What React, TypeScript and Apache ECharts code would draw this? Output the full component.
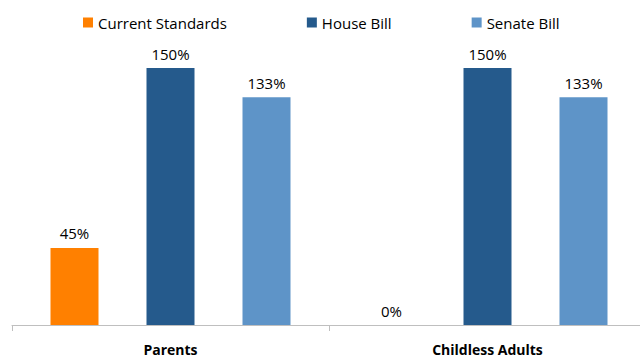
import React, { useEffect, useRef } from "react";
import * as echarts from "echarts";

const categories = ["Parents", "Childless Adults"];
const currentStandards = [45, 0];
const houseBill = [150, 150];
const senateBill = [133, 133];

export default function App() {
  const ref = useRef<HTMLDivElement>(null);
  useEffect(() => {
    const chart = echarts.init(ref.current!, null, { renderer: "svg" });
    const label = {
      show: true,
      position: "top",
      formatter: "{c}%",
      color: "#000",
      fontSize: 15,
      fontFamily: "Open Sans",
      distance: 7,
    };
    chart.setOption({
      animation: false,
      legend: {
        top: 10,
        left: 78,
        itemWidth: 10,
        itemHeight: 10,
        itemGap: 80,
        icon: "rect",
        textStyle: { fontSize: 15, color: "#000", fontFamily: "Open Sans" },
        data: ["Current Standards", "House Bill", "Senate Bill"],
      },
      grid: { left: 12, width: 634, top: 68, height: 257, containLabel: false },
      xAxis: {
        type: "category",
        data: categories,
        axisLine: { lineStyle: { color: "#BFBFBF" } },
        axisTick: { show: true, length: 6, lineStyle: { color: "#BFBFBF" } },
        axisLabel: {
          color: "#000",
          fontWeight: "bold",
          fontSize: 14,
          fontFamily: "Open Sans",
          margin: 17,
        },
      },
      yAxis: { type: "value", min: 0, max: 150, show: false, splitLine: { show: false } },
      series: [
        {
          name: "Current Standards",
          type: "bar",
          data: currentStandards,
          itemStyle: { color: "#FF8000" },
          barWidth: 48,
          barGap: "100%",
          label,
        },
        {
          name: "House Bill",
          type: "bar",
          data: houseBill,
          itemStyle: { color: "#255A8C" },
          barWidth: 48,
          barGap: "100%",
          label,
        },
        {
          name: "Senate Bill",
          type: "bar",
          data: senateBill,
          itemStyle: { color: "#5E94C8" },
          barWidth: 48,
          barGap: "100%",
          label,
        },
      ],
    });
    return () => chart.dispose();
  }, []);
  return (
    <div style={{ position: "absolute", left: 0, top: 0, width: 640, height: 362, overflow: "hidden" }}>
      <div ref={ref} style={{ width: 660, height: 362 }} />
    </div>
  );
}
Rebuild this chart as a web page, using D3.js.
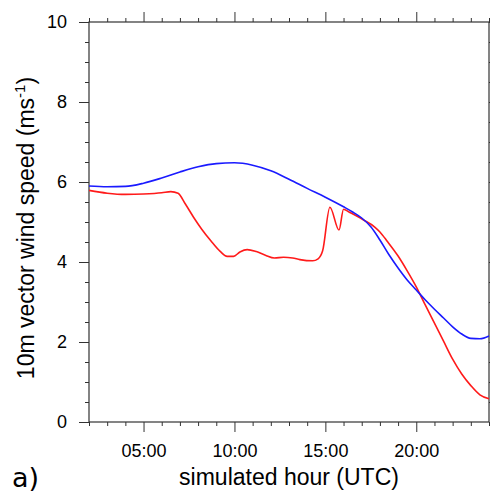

◇ ◇ ◇ ◇ ◇ ◇ ◇

* Given task *
Without the pictures, copy the material exactly as given.

* Solution *
What React, TypeScript and Apache ECharts code would draw this? Output the full component.
import React, { useEffect, useRef } from "react";
import * as echarts from "echarts";

const categories = ["Parents", "Childless Adults"];
const currentStandards = [45, 0];
const houseBill = [150, 150];
const senateBill = [133, 133];

export default function App() {
  const ref = useRef<HTMLDivElement>(null);
  useEffect(() => {
    const chart = echarts.init(ref.current!, null, { renderer: "svg" });
    const label = {
      show: true,
      position: "top",
      formatter: "{c}%",
      color: "#000",
      fontSize: 15,
      fontFamily: "Open Sans",
      distance: 7,
    };
    chart.setOption({
      animation: false,
      legend: {
        top: 10,
        left: 78,
        itemWidth: 10,
        itemHeight: 10,
        itemGap: 80,
        icon: "rect",
        textStyle: { fontSize: 15, color: "#000", fontFamily: "Open Sans" },
        data: ["Current Standards", "House Bill", "Senate Bill"],
      },
      grid: { left: 12, width: 634, top: 68, height: 257, containLabel: false },
      xAxis: {
        type: "category",
        data: categories,
        axisLine: { lineStyle: { color: "#BFBFBF" } },
        axisTick: { show: true, length: 6, lineStyle: { color: "#BFBFBF" } },
        axisLabel: {
          color: "#000",
          fontWeight: "bold",
          fontSize: 14,
          fontFamily: "Open Sans",
          margin: 17,
        },
      },
      yAxis: { type: "value", min: 0, max: 150, show: false, splitLine: { show: false } },
      series: [
        {
          name: "Current Standards",
          type: "bar",
          data: currentStandards,
          itemStyle: { color: "#FF8000" },
          barWidth: 48,
          barGap: "100%",
          label,
        },
        {
          name: "House Bill",
          type: "bar",
          data: houseBill,
          itemStyle: { color: "#255A8C" },
          barWidth: 48,
          barGap: "100%",
          label,
        },
        {
          name: "Senate Bill",
          type: "bar",
          data: senateBill,
          itemStyle: { color: "#5E94C8" },
          barWidth: 48,
          barGap: "100%",
          label,
        },
      ],
    });
    return () => chart.dispose();
  }, []);
  return (
    <div style={{ position: "absolute", left: 0, top: 0, width: 640, height: 362, overflow: "hidden" }}>
      <div ref={ref} style={{ width: 660, height: 362 }} />
    </div>
  );
}
Rebuild this chart as a web page, using D3.js.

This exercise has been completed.